:: Task goal ::
Nothing in the data should change when you return it, but leave the pictures out.

:: Source data ::
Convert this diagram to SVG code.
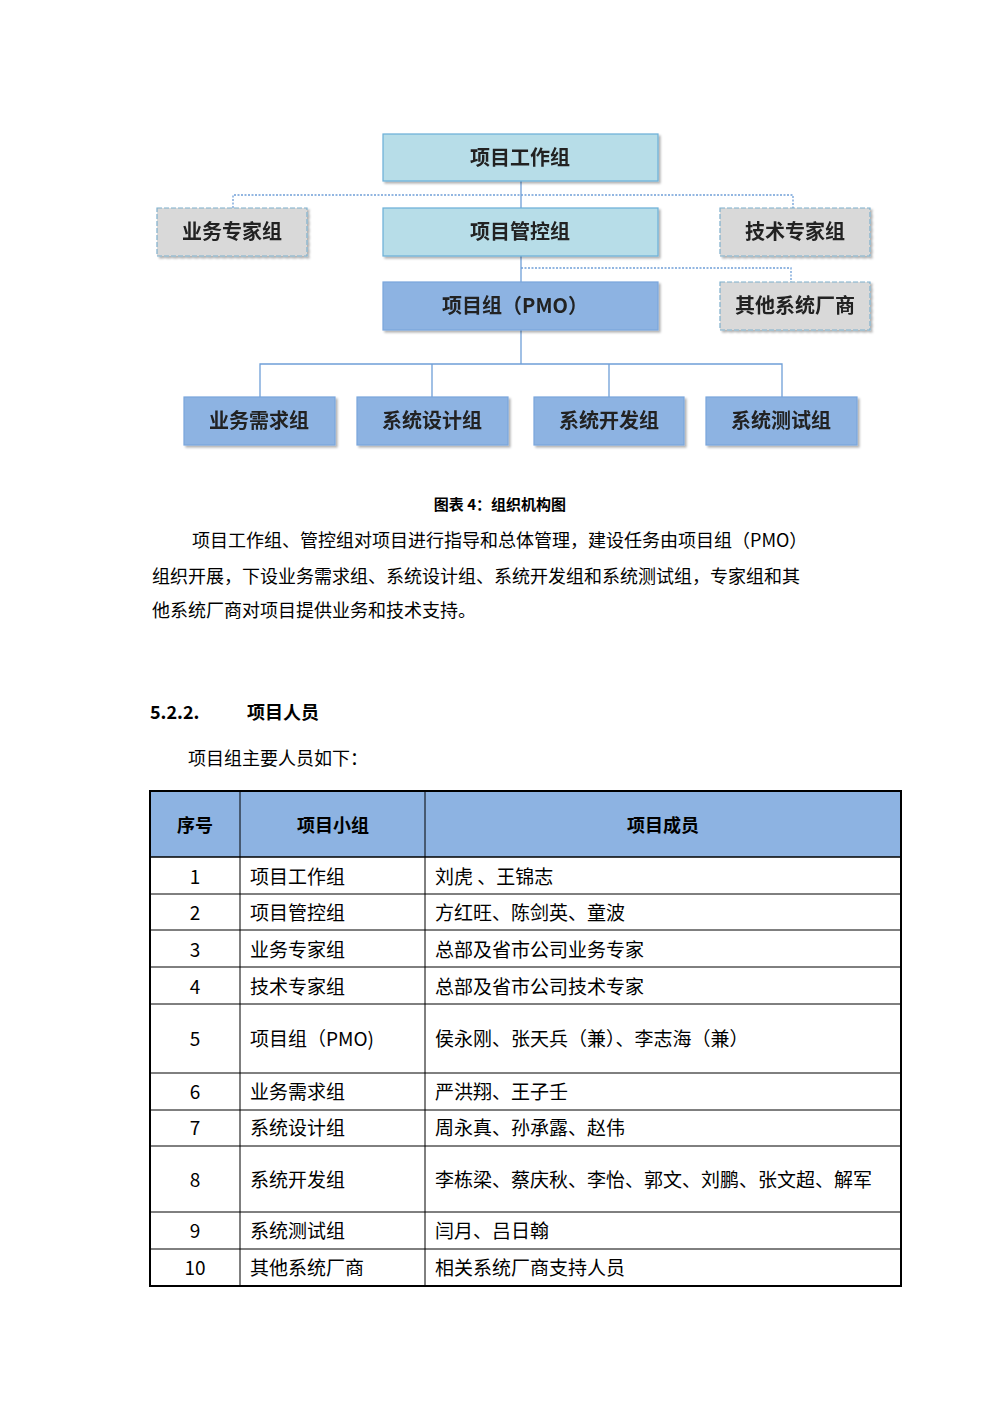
<svg xmlns="http://www.w3.org/2000/svg" width="1000" height="1415" viewBox="0 0 1000 1415">
<style>
text{font-family:"Noto Sans CJK SC",sans-serif;fill:#000}
.nt{font-size:20px;font-weight:bold;text-anchor:middle;fill:#222}
.lt{fill:#b7dde8;stroke:#6ab0d8;stroke-width:1.2}
.dk{fill:#8db3e2;stroke:#7aa6dc;stroke-width:1.2}
.gr{fill:#d9d9d9;stroke:#7fb0cc;stroke-width:1.2;stroke-dasharray:5 2}
.c{stroke:#6f9fd8;stroke-width:1.3;fill:none}
.d{stroke:#6f9fd8;stroke-width:1.3;fill:none;stroke-dasharray:2 1.5}
.p{font-size:18px}
.tb{font-size:19px}
.th{font-size:18px;font-weight:bold;text-anchor:middle}
.tl{stroke:#000;stroke-width:1}
</style>
<defs><filter id="sh"><feDropShadow dx="2" dy="2" stdDeviation="1.2" flood-color="#000" flood-opacity="0.3"/></filter></defs>
<g id="connectors">
<path class="c" d="M521 181V364M260 397V364H782V397M432 364V397M609 364V397"/>
<path class="d" d="M233 208V195H793V208M521 268H791V282"/>
</g>
<g id="n1" filter="url(#sh)"><rect class="lt" x="383" y="134" width="275" height="47"/><text class="nt" x="520" y="165">项目工作组</text></g>
<g id="n2" filter="url(#sh)"><rect class="gr" x="157" y="208" width="150" height="48"/><text class="nt" x="232" y="239">业务专家组</text></g>
<g id="n3" filter="url(#sh)"><rect class="lt" x="383" y="208" width="275" height="48"/><text class="nt" x="520" y="239">项目管控组</text></g>
<g id="n4" filter="url(#sh)"><rect class="gr" x="720" y="208" width="150" height="48"/><text class="nt" x="795" y="239">技术专家组</text></g>
<g id="n5" filter="url(#sh)"><rect class="dk" x="383" y="282" width="275" height="48"/><text class="nt" x="515" y="313">项目组（PMO）</text></g>
<g id="n6" filter="url(#sh)"><rect class="gr" x="720" y="282" width="150" height="48"/><text class="nt" x="795" y="313">其他系统厂商</text></g>
<g id="n7" filter="url(#sh)"><rect class="dk" x="184" y="397" width="151" height="48"/><text class="nt" x="259" y="428">业务需求组</text></g>
<g id="n8" filter="url(#sh)"><rect class="dk" x="357" y="397" width="151" height="48"/><text class="nt" x="432" y="428">系统设计组</text></g>
<g id="n9" filter="url(#sh)"><rect class="dk" x="534" y="397" width="150" height="48"/><text class="nt" x="609" y="428">系统开发组</text></g>
<g id="n10" filter="url(#sh)"><rect class="dk" x="706" y="397" width="151" height="48"/><text class="nt" x="781" y="428">系统测试组</text></g>
<text x="500" y="510" style="font-size:15px;font-weight:bold;text-anchor:middle">图表 4：组织机构图</text>
<text class="p" x="192" y="547">项目工作组、管控组对项目进行指导和总体管理，建设任务由项目组（PMO）</text>
<text class="p" x="152" y="583">组织开展，下设业务需求组、系统设计组、系统开发组和系统测试组，专家组和其</text>
<text class="p" x="152" y="617">他系统厂商对项目提供业务和技术支持。</text>
<text x="150" y="719" style="font-size:18px;font-weight:bold">5.2.2.</text>
<text x="247" y="719" style="font-size:18px;font-weight:bold">项目人员</text>
<text class="p" x="188" y="765">项目组主要人员如下：</text>
<g id="table">
<rect x="150" y="791" width="751" height="66" fill="#8db3e2"/>
<rect x="150" y="791" width="751" height="495" fill="none" stroke="#000" stroke-width="2"/>
<path class="tl" d="M240 791V1286M425 791V1286M150 894H901M150 930H901M150 967H901M150 1004H901M150 1073H901M150 1110H901M150 1146H901M150 1212H901M150 1249H901"/>
<path class="tl" d="M150 857H901" stroke="#fff" stroke-width="0"/>
<path d="M150 857H901" stroke="#000" stroke-width="1"/>
<text class="th" x="195" y="832">序号</text><text class="th" x="333" y="832">项目小组</text><text class="th" x="663" y="832">项目成员</text>
<g class="tb" style="font-size:19px">
<text x="195" y="884" text-anchor="middle">1</text><text x="250" y="884">项目工作组</text><text x="435" y="884">刘虎 、王锦志</text>
<text x="195" y="920" text-anchor="middle">2</text><text x="250" y="920">项目管控组</text><text x="435" y="920">方红旺、陈剑英、童波</text>
<text x="195" y="957" text-anchor="middle">3</text><text x="250" y="957">业务专家组</text><text x="435" y="957">总部及省市公司业务专家</text>
<text x="195" y="994" text-anchor="middle">4</text><text x="250" y="994">技术专家组</text><text x="435" y="994">总部及省市公司技术专家</text>
<text x="195" y="1046" text-anchor="middle">5</text><text x="250" y="1046">项目组（PMO)</text><text x="435" y="1046">侯永刚、张天兵（兼）、李志海（兼）</text>
<text x="195" y="1099" text-anchor="middle">6</text><text x="250" y="1099">业务需求组</text><text x="435" y="1099">严洪翔、王子壬</text>
<text x="195" y="1135" text-anchor="middle">7</text><text x="250" y="1135">系统设计组</text><text x="435" y="1135">周永真、孙承露、赵伟</text>
<text x="195" y="1187" text-anchor="middle">8</text><text x="250" y="1187">系统开发组</text><text x="435" y="1187">李栋梁、蔡庆秋、李怡、郭文、刘鹏、张文超、解军</text>
<text x="195" y="1238" text-anchor="middle">9</text><text x="250" y="1238">系统测试组</text><text x="435" y="1238">闫月、吕日翰</text>
<text x="195" y="1275" text-anchor="middle">10</text><text x="250" y="1275">其他系统厂商</text><text x="435" y="1275">相关系统厂商支持人员</text>
</g>
</g>
</svg>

:: Task output ::
Convert this diagram to SVG code.
<svg xmlns="http://www.w3.org/2000/svg" width="1000" height="1415" viewBox="0 0 1000 1415">
<style>
text{font-family:"Noto Sans CJK SC",sans-serif;fill:#000}
.nt{font-size:20px;font-weight:bold;text-anchor:middle;fill:#222}
.lt{fill:#b7dde8;stroke:#6ab0d8;stroke-width:1.2}
.dk{fill:#8db3e2;stroke:#7aa6dc;stroke-width:1.2}
.gr{fill:#d9d9d9;stroke:#7fb0cc;stroke-width:1.2;stroke-dasharray:5 2}
.c{stroke:#6f9fd8;stroke-width:1.3;fill:none}
.d{stroke:#6f9fd8;stroke-width:1.3;fill:none;stroke-dasharray:2 1.5}
.p{font-size:18px}
.tb{font-size:19px}
.th{font-size:18px;font-weight:bold;text-anchor:middle}
.tl{stroke:#000;stroke-width:1}
</style>
<defs><filter id="sh"><feDropShadow dx="2" dy="2" stdDeviation="1.2" flood-color="#000" flood-opacity="0.3"/></filter></defs>
<g id="connectors">
<path class="c" d="M521 181V364M260 397V364H782V397M432 364V397M609 364V397"/>
<path class="d" d="M233 208V195H793V208M521 268H791V282"/>
</g>
<g id="n1" filter="url(#sh)"><rect class="lt" x="383" y="134" width="275" height="47"/><text class="nt" x="520" y="165">项目工作组</text></g>
<g id="n2" filter="url(#sh)"><rect class="gr" x="157" y="208" width="150" height="48"/><text class="nt" x="232" y="239">业务专家组</text></g>
<g id="n3" filter="url(#sh)"><rect class="lt" x="383" y="208" width="275" height="48"/><text class="nt" x="520" y="239">项目管控组</text></g>
<g id="n4" filter="url(#sh)"><rect class="gr" x="720" y="208" width="150" height="48"/><text class="nt" x="795" y="239">技术专家组</text></g>
<g id="n5" filter="url(#sh)"><rect class="dk" x="383" y="282" width="275" height="48"/><text class="nt" x="515" y="313">项目组（PMO）</text></g>
<g id="n6" filter="url(#sh)"><rect class="gr" x="720" y="282" width="150" height="48"/><text class="nt" x="795" y="313">其他系统厂商</text></g>
<g id="n7" filter="url(#sh)"><rect class="dk" x="184" y="397" width="151" height="48"/><text class="nt" x="259" y="428">业务需求组</text></g>
<g id="n8" filter="url(#sh)"><rect class="dk" x="357" y="397" width="151" height="48"/><text class="nt" x="432" y="428">系统设计组</text></g>
<g id="n9" filter="url(#sh)"><rect class="dk" x="534" y="397" width="150" height="48"/><text class="nt" x="609" y="428">系统开发组</text></g>
<g id="n10" filter="url(#sh)"><rect class="dk" x="706" y="397" width="151" height="48"/><text class="nt" x="781" y="428">系统测试组</text></g>
<text x="500" y="510" style="font-size:15px;font-weight:bold;text-anchor:middle">图表 4：组织机构图</text>
<text class="p" x="192" y="547">项目工作组、管控组对项目进行指导和总体管理，建设任务由项目组（PMO）</text>
<text class="p" x="152" y="583">组织开展，下设业务需求组、系统设计组、系统开发组和系统测试组，专家组和其</text>
<text class="p" x="152" y="617">他系统厂商对项目提供业务和技术支持。</text>
<text x="150" y="719" style="font-size:18px;font-weight:bold">5.2.2.</text>
<text x="247" y="719" style="font-size:18px;font-weight:bold">项目人员</text>
<text class="p" x="188" y="765">项目组主要人员如下：</text>
<g id="table">
<rect x="150" y="791" width="751" height="66" fill="#8db3e2"/>
<rect x="150" y="791" width="751" height="495" fill="none" stroke="#000" stroke-width="2"/>
<path class="tl" d="M240 791V1286M425 791V1286M150 894H901M150 930H901M150 967H901M150 1004H901M150 1073H901M150 1110H901M150 1146H901M150 1212H901M150 1249H901"/>
<path class="tl" d="M150 857H901" stroke="#fff" stroke-width="0"/>
<path d="M150 857H901" stroke="#000" stroke-width="1"/>
<text class="th" x="195" y="832">序号</text><text class="th" x="333" y="832">项目小组</text><text class="th" x="663" y="832">项目成员</text>
<g class="tb" style="font-size:19px">
<text x="195" y="884" text-anchor="middle">1</text><text x="250" y="884">项目工作组</text><text x="435" y="884">刘虎 、王锦志</text>
<text x="195" y="920" text-anchor="middle">2</text><text x="250" y="920">项目管控组</text><text x="435" y="920">方红旺、陈剑英、童波</text>
<text x="195" y="957" text-anchor="middle">3</text><text x="250" y="957">业务专家组</text><text x="435" y="957">总部及省市公司业务专家</text>
<text x="195" y="994" text-anchor="middle">4</text><text x="250" y="994">技术专家组</text><text x="435" y="994">总部及省市公司技术专家</text>
<text x="195" y="1046" text-anchor="middle">5</text><text x="250" y="1046">项目组（PMO)</text><text x="435" y="1046">侯永刚、张天兵（兼）、李志海（兼）</text>
<text x="195" y="1099" text-anchor="middle">6</text><text x="250" y="1099">业务需求组</text><text x="435" y="1099">严洪翔、王子壬</text>
<text x="195" y="1135" text-anchor="middle">7</text><text x="250" y="1135">系统设计组</text><text x="435" y="1135">周永真、孙承露、赵伟</text>
<text x="195" y="1187" text-anchor="middle">8</text><text x="250" y="1187">系统开发组</text><text x="435" y="1187">李栋梁、蔡庆秋、李怡、郭文、刘鹏、张文超、解军</text>
<text x="195" y="1238" text-anchor="middle">9</text><text x="250" y="1238">系统测试组</text><text x="435" y="1238">闫月、吕日翰</text>
<text x="195" y="1275" text-anchor="middle">10</text><text x="250" y="1275">其他系统厂商</text><text x="435" y="1275">相关系统厂商支持人员</text>
</g>
</g>
</svg>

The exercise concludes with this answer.